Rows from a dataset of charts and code

====================

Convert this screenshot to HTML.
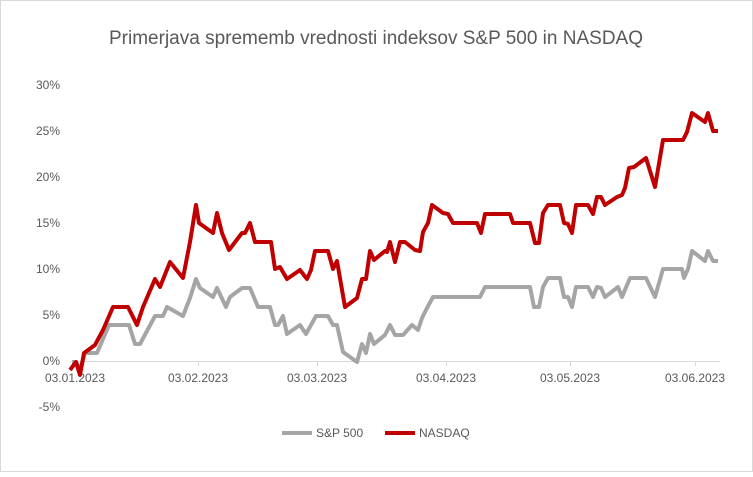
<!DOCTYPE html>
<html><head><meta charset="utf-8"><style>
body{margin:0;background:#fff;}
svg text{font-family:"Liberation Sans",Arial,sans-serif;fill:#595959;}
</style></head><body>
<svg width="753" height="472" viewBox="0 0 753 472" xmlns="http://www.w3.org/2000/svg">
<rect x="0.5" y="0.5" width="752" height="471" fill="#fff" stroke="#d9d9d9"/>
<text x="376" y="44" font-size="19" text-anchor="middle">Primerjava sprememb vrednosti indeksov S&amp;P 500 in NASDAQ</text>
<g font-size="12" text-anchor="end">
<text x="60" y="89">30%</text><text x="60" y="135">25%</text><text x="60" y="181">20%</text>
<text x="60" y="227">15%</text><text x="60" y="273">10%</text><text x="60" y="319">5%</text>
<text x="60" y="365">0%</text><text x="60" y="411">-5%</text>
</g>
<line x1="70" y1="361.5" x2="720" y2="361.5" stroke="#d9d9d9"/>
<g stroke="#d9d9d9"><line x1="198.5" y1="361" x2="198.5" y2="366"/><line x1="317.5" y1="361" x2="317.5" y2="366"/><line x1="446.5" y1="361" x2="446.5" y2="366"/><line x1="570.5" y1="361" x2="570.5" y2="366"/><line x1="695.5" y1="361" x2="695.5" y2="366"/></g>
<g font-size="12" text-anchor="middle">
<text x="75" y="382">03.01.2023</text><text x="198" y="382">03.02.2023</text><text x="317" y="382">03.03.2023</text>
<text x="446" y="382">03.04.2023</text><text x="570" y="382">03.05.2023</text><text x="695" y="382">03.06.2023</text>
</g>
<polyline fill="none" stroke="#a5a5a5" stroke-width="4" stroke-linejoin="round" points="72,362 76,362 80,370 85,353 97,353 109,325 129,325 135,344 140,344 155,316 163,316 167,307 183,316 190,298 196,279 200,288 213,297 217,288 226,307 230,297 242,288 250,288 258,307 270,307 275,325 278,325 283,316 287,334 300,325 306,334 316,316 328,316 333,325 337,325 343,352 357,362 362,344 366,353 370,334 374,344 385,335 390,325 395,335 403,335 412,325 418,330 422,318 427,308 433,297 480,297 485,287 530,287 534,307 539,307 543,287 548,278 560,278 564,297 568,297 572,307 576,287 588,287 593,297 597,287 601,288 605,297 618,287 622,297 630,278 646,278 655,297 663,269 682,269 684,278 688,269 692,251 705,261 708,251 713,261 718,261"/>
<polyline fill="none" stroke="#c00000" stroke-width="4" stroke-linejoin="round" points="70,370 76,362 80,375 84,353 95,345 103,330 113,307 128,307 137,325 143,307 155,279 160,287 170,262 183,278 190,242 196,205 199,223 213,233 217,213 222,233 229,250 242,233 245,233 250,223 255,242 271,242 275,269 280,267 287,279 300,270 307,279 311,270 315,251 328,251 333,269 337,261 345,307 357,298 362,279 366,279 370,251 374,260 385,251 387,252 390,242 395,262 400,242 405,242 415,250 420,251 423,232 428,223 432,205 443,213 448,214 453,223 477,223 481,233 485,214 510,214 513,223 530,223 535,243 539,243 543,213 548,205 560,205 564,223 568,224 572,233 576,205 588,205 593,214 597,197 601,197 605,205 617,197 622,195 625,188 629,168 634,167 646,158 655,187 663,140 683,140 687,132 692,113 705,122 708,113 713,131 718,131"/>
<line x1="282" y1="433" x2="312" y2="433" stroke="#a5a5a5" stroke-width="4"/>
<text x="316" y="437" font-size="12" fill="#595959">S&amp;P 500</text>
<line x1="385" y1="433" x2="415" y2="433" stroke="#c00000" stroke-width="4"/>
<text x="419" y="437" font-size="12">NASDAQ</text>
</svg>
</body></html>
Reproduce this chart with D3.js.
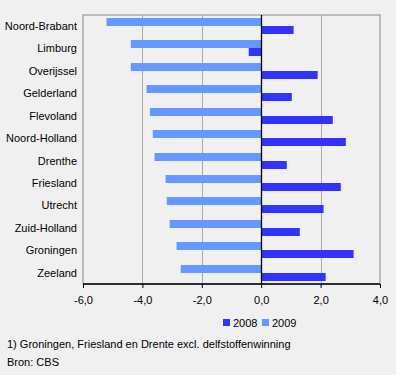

====================

> _Task requirements_:
Your task is to repeat the data above exactly while excluding the pictures.

> _Exercise solution_:
Convert this screenshot to HTML.
<!DOCTYPE html>
<html><head><meta charset="utf-8"><style>
body{margin:0;background:#fff;}
svg text{font-family:"Liberation Sans",Arial,sans-serif;fill:#595959;}
</style></head><body>
<svg width="753" height="472" viewBox="0 0 753 472" xmlns="http://www.w3.org/2000/svg">
<rect x="0.5" y="0.5" width="752" height="471" fill="#fff" stroke="#d9d9d9"/>
<text x="376" y="44" font-size="19" text-anchor="middle">Primerjava sprememb vrednosti indeksov S&amp;P 500 in NASDAQ</text>
<g font-size="12" text-anchor="end">
<text x="60" y="89">30%</text><text x="60" y="135">25%</text><text x="60" y="181">20%</text>
<text x="60" y="227">15%</text><text x="60" y="273">10%</text><text x="60" y="319">5%</text>
<text x="60" y="365">0%</text><text x="60" y="411">-5%</text>
</g>
<line x1="70" y1="361.5" x2="720" y2="361.5" stroke="#d9d9d9"/>
<g stroke="#d9d9d9"><line x1="198.5" y1="361" x2="198.5" y2="366"/><line x1="317.5" y1="361" x2="317.5" y2="366"/><line x1="446.5" y1="361" x2="446.5" y2="366"/><line x1="570.5" y1="361" x2="570.5" y2="366"/><line x1="695.5" y1="361" x2="695.5" y2="366"/></g>
<g font-size="12" text-anchor="middle">
<text x="75" y="382">03.01.2023</text><text x="198" y="382">03.02.2023</text><text x="317" y="382">03.03.2023</text>
<text x="446" y="382">03.04.2023</text><text x="570" y="382">03.05.2023</text><text x="695" y="382">03.06.2023</text>
</g>
<polyline fill="none" stroke="#a5a5a5" stroke-width="4" stroke-linejoin="round" points="72,362 76,362 80,370 85,353 97,353 109,325 129,325 135,344 140,344 155,316 163,316 167,307 183,316 190,298 196,279 200,288 213,297 217,288 226,307 230,297 242,288 250,288 258,307 270,307 275,325 278,325 283,316 287,334 300,325 306,334 316,316 328,316 333,325 337,325 343,352 357,362 362,344 366,353 370,334 374,344 385,335 390,325 395,335 403,335 412,325 418,330 422,318 427,308 433,297 480,297 485,287 530,287 534,307 539,307 543,287 548,278 560,278 564,297 568,297 572,307 576,287 588,287 593,297 597,287 601,288 605,297 618,287 622,297 630,278 646,278 655,297 663,269 682,269 684,278 688,269 692,251 705,261 708,251 713,261 718,261"/>
<polyline fill="none" stroke="#c00000" stroke-width="4" stroke-linejoin="round" points="70,370 76,362 80,375 84,353 95,345 103,330 113,307 128,307 137,325 143,307 155,279 160,287 170,262 183,278 190,242 196,205 199,223 213,233 217,213 222,233 229,250 242,233 245,233 250,223 255,242 271,242 275,269 280,267 287,279 300,270 307,279 311,270 315,251 328,251 333,269 337,261 345,307 357,298 362,279 366,279 370,251 374,260 385,251 387,252 390,242 395,262 400,242 405,242 415,250 420,251 423,232 428,223 432,205 443,213 448,214 453,223 477,223 481,233 485,214 510,214 513,223 530,223 535,243 539,243 543,213 548,205 560,205 564,223 568,224 572,233 576,205 588,205 593,214 597,197 601,197 605,205 617,197 622,195 625,188 629,168 634,167 646,158 655,187 663,140 683,140 687,132 692,113 705,122 708,113 713,131 718,131"/>
<line x1="282" y1="433" x2="312" y2="433" stroke="#a5a5a5" stroke-width="4"/>
<text x="316" y="437" font-size="12" fill="#595959">S&amp;P 500</text>
<line x1="385" y1="433" x2="415" y2="433" stroke="#c00000" stroke-width="4"/>
<text x="419" y="437" font-size="12">NASDAQ</text>
</svg>
</body></html>
Reproduce this chart with D3.js.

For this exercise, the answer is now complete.